Source excerpt:
********************

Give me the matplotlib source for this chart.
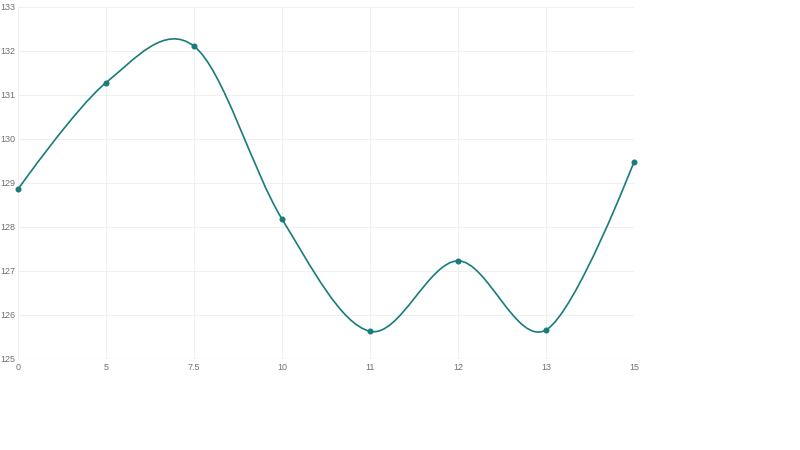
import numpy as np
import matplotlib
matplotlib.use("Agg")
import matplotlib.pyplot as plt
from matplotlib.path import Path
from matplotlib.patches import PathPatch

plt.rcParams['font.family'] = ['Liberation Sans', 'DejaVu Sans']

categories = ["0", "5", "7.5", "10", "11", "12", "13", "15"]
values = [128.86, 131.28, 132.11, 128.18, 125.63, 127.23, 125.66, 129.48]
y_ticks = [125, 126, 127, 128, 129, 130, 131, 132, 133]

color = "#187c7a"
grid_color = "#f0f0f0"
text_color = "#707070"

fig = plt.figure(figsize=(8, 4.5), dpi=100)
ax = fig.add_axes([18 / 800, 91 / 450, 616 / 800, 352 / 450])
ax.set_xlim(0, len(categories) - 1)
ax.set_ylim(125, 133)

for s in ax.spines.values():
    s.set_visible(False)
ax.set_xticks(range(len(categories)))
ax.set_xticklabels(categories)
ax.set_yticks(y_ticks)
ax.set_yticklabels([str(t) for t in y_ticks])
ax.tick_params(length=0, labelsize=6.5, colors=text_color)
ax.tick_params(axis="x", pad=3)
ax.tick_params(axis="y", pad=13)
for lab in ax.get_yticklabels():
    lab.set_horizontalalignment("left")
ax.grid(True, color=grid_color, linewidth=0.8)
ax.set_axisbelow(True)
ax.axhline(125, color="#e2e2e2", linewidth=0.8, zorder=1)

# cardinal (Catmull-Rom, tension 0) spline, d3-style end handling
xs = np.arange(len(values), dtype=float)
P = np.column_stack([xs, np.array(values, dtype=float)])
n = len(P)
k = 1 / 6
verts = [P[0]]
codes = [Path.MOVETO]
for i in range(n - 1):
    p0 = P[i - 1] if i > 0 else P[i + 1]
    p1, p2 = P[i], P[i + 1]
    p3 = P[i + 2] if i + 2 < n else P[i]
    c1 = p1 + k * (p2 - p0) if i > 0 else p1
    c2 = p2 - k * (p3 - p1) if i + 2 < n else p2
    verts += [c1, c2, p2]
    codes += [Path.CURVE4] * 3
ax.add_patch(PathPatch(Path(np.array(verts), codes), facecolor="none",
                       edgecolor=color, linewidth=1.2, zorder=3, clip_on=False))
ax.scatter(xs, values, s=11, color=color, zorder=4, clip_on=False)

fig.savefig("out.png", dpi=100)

********************

What you are asked to do: Reproduce only the lines from the beginning of the data through the line that contains "ax.set_ylim(125, 133)", both included, and please drop the pictures.

Answer in full:
Give me the matplotlib source for this chart.
import numpy as np
import matplotlib
matplotlib.use("Agg")
import matplotlib.pyplot as plt
from matplotlib.path import Path
from matplotlib.patches import PathPatch

plt.rcParams['font.family'] = ['Liberation Sans', 'DejaVu Sans']

categories = ["0", "5", "7.5", "10", "11", "12", "13", "15"]
values = [128.86, 131.28, 132.11, 128.18, 125.63, 127.23, 125.66, 129.48]
y_ticks = [125, 126, 127, 128, 129, 130, 131, 132, 133]

color = "#187c7a"
grid_color = "#f0f0f0"
text_color = "#707070"

fig = plt.figure(figsize=(8, 4.5), dpi=100)
ax = fig.add_axes([18 / 800, 91 / 450, 616 / 800, 352 / 450])
ax.set_xlim(0, len(categories) - 1)
ax.set_ylim(125, 133)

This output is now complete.